Feb 8, 2007
Land of Swine and Maple Syrup
Charkaoui supporters attack report he told CSIS about jihad recruiting
Last Updated: Wednesday, January 23, 2008 | 6:58 PM ET
Adil Charkaoui's supporters are criticizing published reports that suggest the Montreal man accused of terrorist activities knew about local recruiting efforts for potential jihadis.
In a written statement, Charkaoui's supporters denounced what they called an "attack" on his reputation made in a report published in the National Post Wednesday, and questioned its timing, as one of his cases is going to court at the end of the month.
Charkaoui, who was arrested under a ministerial security certificate in 2003, has launched several legal cases to fight allegations he is a sleeper agent for al-Qaeda.
He has since been released under strict bail conditions.
In an April 2001 interview with the Canadian Security Intelligence Service, Charkaoui described how members of the city's Arab community were being recruited for jihad, or holy war, according to the newspaper report, which is based on a previously undisclosed summary of the exchange.
The summary was recently added to federal court records in Charkaoui's ongoing challenge of the ministerial security certificate under which he was arrested. The security certificates, which allowed the federal government to arrest and detain people considered a threat to national security, were ruled unconstitutional by the Supreme Court of Canada last February, but that decision left detainees in legal limbo because the federal government was given a year to come up with alternative legislation.
CSIS says it only uncovered a record of the interview last month, because it had been misplaced due to a transcription or administrative error.
Charkaoui's supporters say the timing of the discovery is suspicious, given that the Supreme Court will soon hear his arguments alleging bias in his case, based on CSIS's previous admission that it destroyed some records of interviews in his file.
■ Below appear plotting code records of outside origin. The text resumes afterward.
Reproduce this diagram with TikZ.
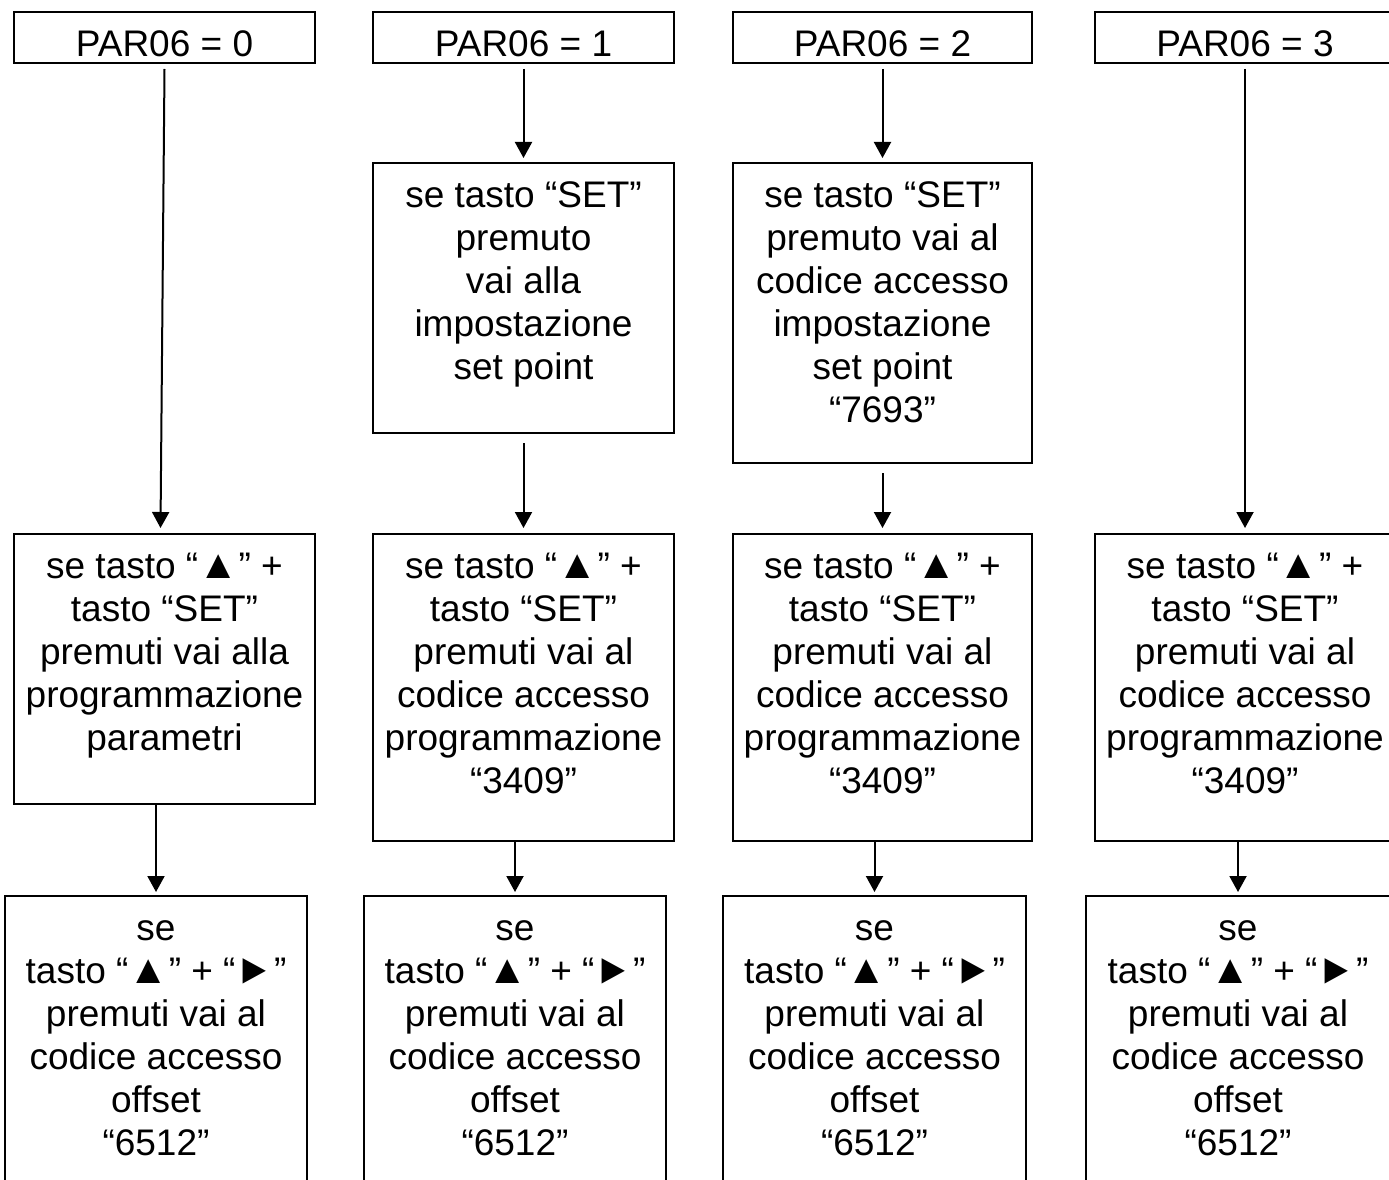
\documentclass[tikz,border=0pt]{standalone}
\usepackage{fontspec}
\usepackage{graphicx}
\setmainfont{Liberation Sans}
\usetikzlibrary{arrows.meta}
\tikzset{
  box/.style={draw, line width=2.4pt, inner sep=0pt, outer sep=0pt, anchor=north west},
  arr/.style={line width=2pt, -{Triangle[width=17pt,length=16pt]}},
}
\newcommand\bx[3]{\parbox[c][#2pt][t]{#1pt}{\centering\fontsize{37}{43}\selectfont\rule{0pt}{44.5pt}#3\par}}
\newcommand\up{\scalebox{1.1}{▲}}
\newcommand\rt{\scalebox{1.05}[1.15]{►}}
\begin{document}
\begin{tikzpicture}[x=1pt,y=-1pt]
\useasboundingbox (0,0) rectangle (1389,1180);
\clip (0,0) rectangle (1389,1180);
% headers
\node[box] (h0) at (14,12)   {\bx{301}{51}{PAR06 = 0}};
\node[box] (h1) at (373,12)  {\bx{301}{51}{PAR06 = 1}};
\node[box] (h2) at (733,12)  {\bx{299}{51}{PAR06 = 2}};
\node[box] (h3) at (1095,12) {\bx{300}{51}{PAR06 = 3}};
% second row
\node[box] (b1) at (373,163) {\bx{301}{270}{se tasto “SET”\\premuto\\vai alla\\impostazione\\set point}};
\node[box] (b2) at (733,163) {\bx{299}{300}{se tasto “SET”\\premuto vai al\\codice accesso\\impostazione\\set point\\“7693”}};
% third row
\node[box] (c0) at (14,534)   {\bx{301}{270}{se tasto “\up” +\\tasto “SET”\\premuti vai alla\\programmazione\\parametri}};
\node[box] (c1) at (373,534)  {\bx{301}{307}{se tasto “\up” +\\tasto “SET”\\premuti vai al\\codice accesso\\programmazione\\“3409”}};
\node[box] (c2) at (733,534)  {\bx{299}{307}{se tasto “\up” +\\tasto “SET”\\premuti vai al\\codice accesso\\programmazione\\“3409”}};
\node[box] (c3) at (1095,534) {\bx{300}{307}{se tasto “\up” +\\tasto “SET”\\premuti vai al\\codice accesso\\programmazione\\“3409”}};
% fourth row
\node[box] (d0) at (5,896)    {\bx{302}{300}{se\\tasto “\up” + “\rt”\\premuti vai al\\codice accesso\\offset\\“6512”}};
\node[box] (d1) at (364,896)  {\bx{302}{300}{se\\tasto “\up” + “\rt”\\premuti vai al\\codice accesso\\offset\\“6512”}};
\node[box] (d2) at (723,896)  {\bx{303}{300}{se\\tasto “\up” + “\rt”\\premuti vai al\\codice accesso\\offset\\“6512”}};
\node[box] (d3) at (1086,896) {\bx{304}{300}{se\\tasto “\up” + “\rt”\\premuti vai al\\codice accesso\\offset\\“6512”}};
% connectors
\draw[arr] ([yshift=-6pt]h0.south) -- ([xshift=-4pt,yshift=6pt]c0.north);
\draw[arr] (c0.south -| d0.north) -- ([yshift=4pt]d0.north);
\draw[arr] ([yshift=-6pt]h1.south) -- ([yshift=5pt]b1.north);
\draw[arr] ([yshift=-10pt]b1.south) -- ([yshift=6pt]c1.north);
\draw[arr] (c1.south -| d1.north) -- ([yshift=4pt]d1.north);
\draw[arr] ([yshift=-6pt]h2.south) -- ([yshift=5pt]b2.north);
\draw[arr] ([yshift=-10pt]b2.south) -- ([yshift=6pt]c2.north);
\draw[arr] (c2.south -| d2.north) -- ([yshift=4pt]d2.north);
\draw[arr] ([yshift=-6pt]h3.south) -- ([yshift=6pt]c3.north);
\draw[arr] (c3.south -| d3.north) -- ([yshift=4pt]d3.north);
\end{tikzpicture}
\end{document}
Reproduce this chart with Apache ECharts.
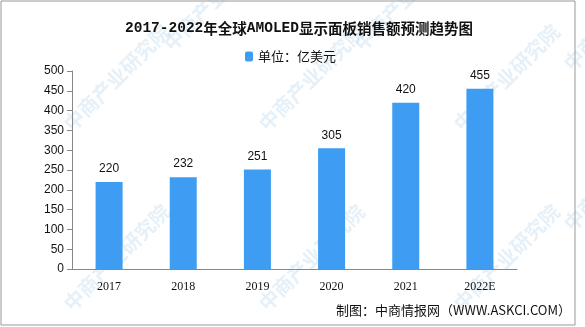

According to the summary, Charkaoui does not admit to participating in any recruitment, but was very familiar with recruiting methods in Montreal.
He told investigators how recruiters would attend mosques and other "nerve centres" to find young recruits.
Charkaoui is also said to describe how young people picked as targets were submitted to various undisclosed tests related to jihad.
The allegations in the document have not been proven in court.